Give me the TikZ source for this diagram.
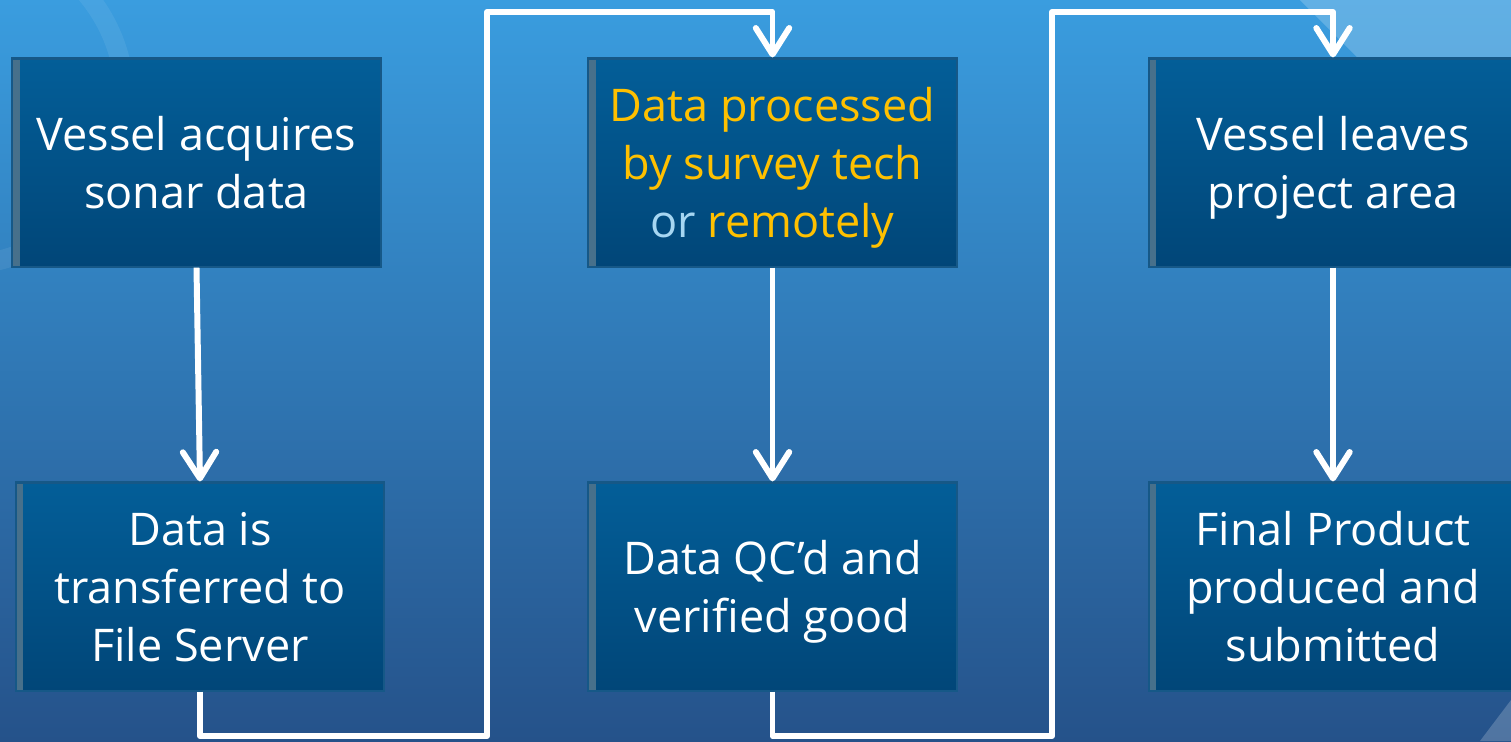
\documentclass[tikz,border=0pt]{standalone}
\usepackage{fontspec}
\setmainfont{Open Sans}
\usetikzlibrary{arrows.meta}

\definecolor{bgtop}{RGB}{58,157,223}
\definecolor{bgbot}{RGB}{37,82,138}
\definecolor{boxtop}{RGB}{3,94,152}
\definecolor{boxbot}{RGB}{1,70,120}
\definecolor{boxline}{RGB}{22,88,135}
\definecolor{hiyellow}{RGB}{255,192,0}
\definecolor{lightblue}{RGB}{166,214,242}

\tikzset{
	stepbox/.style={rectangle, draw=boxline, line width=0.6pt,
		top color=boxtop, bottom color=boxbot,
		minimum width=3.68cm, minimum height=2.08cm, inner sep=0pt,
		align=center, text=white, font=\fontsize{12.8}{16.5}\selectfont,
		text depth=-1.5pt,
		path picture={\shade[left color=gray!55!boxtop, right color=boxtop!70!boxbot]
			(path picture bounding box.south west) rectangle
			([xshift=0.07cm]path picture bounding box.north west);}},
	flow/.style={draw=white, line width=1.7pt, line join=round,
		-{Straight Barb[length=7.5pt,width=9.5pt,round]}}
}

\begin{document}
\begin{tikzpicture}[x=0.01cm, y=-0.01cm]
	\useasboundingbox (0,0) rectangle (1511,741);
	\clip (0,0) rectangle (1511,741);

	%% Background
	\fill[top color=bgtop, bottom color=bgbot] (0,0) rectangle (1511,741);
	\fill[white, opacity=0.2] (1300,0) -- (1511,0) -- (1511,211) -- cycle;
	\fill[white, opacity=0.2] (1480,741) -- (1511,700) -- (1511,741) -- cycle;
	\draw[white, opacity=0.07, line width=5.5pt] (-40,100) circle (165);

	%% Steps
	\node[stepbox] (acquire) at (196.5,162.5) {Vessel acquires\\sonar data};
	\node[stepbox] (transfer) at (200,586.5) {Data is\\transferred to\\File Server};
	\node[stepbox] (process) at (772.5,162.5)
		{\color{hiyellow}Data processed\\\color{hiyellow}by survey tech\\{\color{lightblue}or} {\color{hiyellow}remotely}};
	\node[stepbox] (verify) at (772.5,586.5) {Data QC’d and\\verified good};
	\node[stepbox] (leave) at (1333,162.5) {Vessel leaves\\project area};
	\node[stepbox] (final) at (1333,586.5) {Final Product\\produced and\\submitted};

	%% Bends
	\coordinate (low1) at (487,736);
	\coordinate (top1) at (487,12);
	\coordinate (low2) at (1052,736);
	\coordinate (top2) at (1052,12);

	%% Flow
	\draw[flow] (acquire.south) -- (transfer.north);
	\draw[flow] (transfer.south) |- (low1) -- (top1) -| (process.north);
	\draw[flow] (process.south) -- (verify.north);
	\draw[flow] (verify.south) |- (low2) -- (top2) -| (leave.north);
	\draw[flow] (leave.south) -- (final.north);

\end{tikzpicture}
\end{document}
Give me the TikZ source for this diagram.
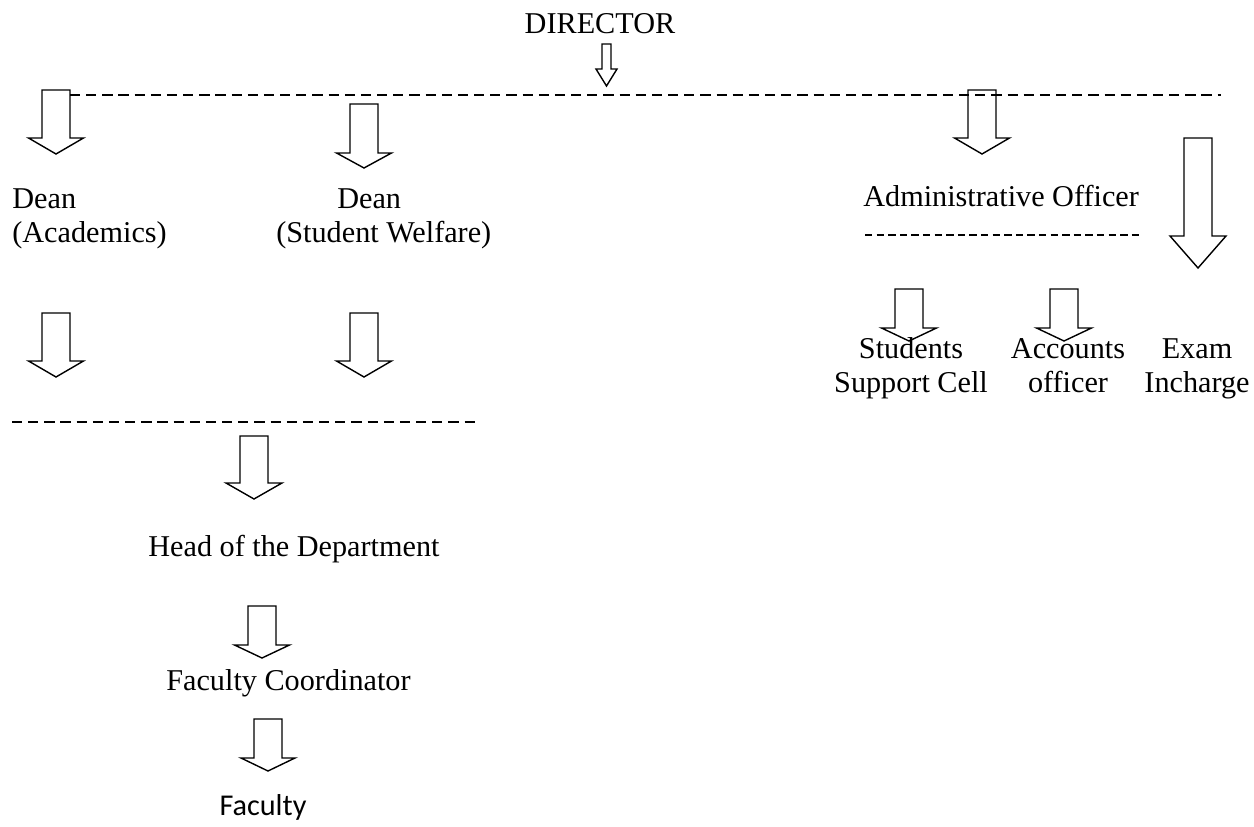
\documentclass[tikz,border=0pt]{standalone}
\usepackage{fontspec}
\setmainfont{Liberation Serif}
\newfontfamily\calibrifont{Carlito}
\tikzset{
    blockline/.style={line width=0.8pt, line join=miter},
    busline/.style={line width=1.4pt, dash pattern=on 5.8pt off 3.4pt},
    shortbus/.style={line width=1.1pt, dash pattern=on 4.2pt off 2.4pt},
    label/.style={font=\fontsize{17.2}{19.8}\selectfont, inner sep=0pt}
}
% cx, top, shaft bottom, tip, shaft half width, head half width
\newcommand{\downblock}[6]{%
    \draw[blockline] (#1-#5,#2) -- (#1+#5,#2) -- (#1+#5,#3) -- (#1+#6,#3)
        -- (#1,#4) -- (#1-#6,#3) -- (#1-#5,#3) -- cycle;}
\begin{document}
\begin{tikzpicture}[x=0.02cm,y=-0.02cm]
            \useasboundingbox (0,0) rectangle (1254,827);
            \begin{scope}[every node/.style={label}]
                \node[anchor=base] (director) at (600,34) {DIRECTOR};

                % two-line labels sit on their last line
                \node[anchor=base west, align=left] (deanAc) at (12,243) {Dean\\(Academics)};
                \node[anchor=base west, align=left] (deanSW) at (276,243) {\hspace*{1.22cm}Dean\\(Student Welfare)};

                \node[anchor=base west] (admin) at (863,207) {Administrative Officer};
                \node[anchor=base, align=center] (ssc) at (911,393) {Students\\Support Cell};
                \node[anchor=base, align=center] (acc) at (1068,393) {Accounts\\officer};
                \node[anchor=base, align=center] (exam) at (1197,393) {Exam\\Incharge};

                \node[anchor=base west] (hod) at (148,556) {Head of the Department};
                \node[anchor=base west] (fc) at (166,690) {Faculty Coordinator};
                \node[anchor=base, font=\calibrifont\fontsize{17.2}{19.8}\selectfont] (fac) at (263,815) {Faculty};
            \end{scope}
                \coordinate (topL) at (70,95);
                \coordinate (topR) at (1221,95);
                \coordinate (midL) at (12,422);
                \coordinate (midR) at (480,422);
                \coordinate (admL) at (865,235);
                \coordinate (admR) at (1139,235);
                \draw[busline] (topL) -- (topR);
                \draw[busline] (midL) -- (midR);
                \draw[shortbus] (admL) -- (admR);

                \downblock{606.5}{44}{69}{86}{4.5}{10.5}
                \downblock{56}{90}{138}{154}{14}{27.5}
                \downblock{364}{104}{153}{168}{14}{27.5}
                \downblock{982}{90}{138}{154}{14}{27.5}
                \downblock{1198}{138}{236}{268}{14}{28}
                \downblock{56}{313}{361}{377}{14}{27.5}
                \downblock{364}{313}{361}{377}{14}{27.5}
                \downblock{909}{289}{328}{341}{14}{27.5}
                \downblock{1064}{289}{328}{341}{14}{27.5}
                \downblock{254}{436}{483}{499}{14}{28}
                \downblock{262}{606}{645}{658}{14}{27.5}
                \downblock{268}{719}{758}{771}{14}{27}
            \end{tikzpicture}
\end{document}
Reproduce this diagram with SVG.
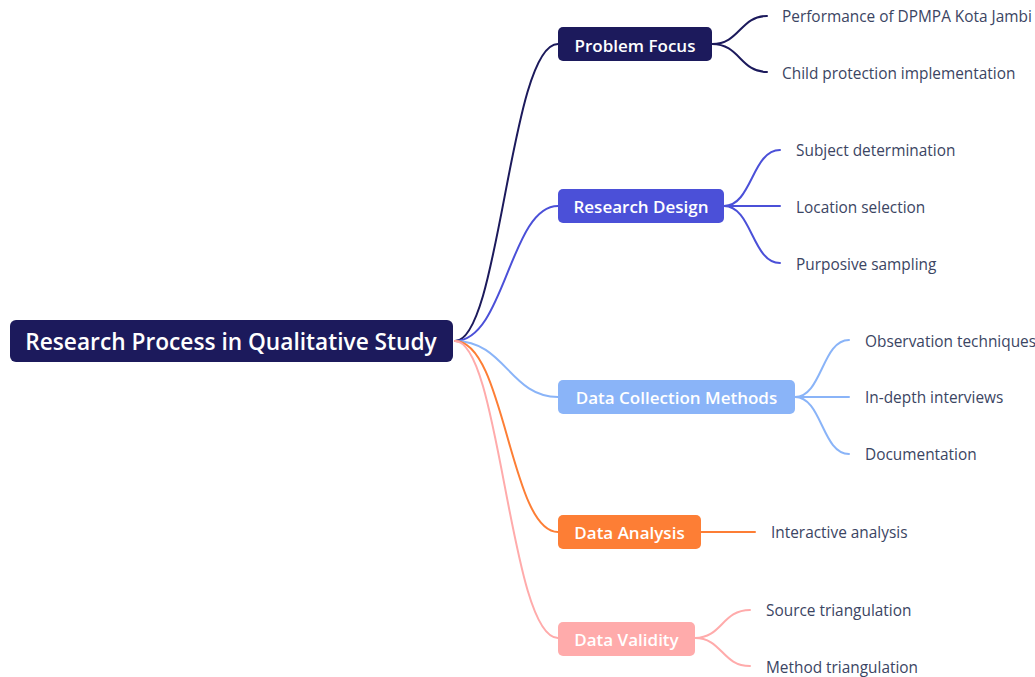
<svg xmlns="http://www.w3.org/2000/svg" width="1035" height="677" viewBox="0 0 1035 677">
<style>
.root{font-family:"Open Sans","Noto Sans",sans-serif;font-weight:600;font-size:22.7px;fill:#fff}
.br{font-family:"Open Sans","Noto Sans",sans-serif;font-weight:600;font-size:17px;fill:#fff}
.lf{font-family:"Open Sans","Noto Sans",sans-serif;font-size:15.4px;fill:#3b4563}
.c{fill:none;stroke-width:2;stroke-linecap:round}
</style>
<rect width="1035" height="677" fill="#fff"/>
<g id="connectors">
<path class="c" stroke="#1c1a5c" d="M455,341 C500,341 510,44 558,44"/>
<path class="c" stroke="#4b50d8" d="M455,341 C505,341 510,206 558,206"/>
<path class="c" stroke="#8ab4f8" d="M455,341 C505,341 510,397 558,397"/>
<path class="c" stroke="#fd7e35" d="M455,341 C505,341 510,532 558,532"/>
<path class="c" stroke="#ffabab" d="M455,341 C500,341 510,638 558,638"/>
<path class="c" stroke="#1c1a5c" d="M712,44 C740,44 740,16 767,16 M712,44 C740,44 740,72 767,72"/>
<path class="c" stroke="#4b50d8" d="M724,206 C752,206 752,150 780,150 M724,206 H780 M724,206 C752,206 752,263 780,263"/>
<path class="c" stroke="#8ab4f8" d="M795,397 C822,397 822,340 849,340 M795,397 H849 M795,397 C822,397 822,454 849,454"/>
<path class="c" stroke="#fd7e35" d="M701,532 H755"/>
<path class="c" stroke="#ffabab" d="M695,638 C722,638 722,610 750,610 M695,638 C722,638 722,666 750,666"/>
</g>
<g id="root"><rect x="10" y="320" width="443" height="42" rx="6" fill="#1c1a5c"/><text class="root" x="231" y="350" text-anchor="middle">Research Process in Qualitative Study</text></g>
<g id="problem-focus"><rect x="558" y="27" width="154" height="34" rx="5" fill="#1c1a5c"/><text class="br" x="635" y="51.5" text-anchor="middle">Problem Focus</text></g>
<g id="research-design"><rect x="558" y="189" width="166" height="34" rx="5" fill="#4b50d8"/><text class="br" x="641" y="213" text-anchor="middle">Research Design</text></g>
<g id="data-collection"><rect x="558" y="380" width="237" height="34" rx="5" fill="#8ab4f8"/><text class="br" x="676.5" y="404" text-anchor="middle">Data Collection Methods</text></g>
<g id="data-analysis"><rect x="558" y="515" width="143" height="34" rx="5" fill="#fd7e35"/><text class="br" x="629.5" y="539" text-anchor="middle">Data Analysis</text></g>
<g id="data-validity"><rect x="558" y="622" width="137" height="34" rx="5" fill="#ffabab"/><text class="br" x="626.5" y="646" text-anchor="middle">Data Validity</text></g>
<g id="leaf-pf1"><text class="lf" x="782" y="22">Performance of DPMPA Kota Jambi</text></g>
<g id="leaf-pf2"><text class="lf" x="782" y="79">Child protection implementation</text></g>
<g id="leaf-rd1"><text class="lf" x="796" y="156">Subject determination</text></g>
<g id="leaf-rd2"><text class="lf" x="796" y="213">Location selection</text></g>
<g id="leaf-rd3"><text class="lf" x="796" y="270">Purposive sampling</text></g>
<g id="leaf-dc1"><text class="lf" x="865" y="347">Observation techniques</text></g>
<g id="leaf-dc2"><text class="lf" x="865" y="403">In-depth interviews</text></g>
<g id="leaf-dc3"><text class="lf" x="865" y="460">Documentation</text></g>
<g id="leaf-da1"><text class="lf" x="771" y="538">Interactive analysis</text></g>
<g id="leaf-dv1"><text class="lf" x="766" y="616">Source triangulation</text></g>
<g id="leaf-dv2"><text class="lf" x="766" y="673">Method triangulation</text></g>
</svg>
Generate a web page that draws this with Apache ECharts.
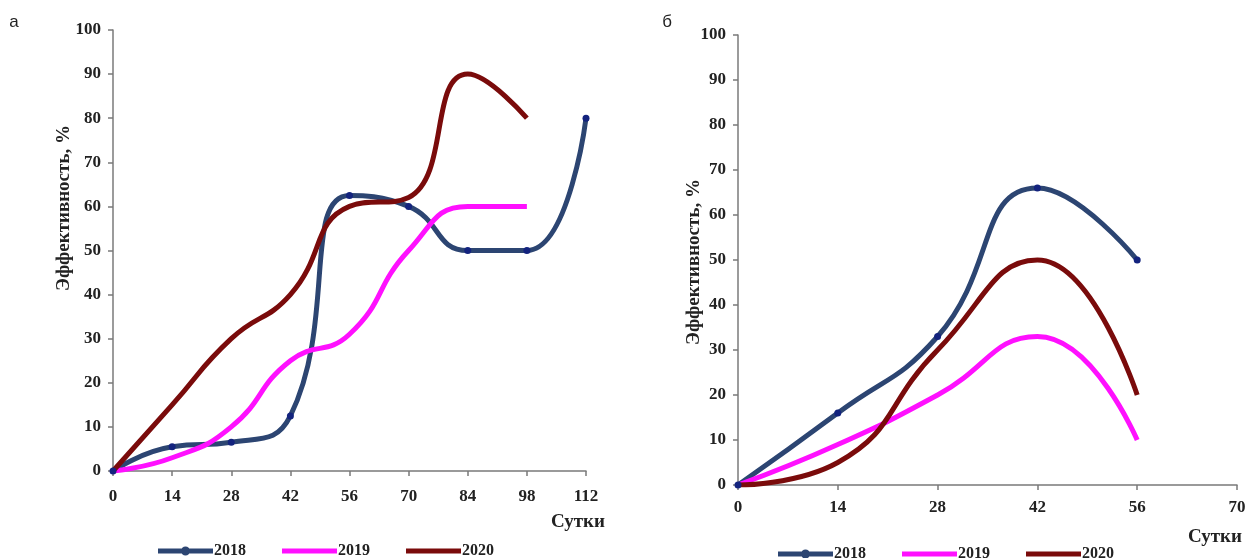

Stated problem:
From the listing, copy each line containing the word "with".

Exercise answer:
Reproduce this diagram with SVG.
Generate a web page that draws this with Apache ECharts.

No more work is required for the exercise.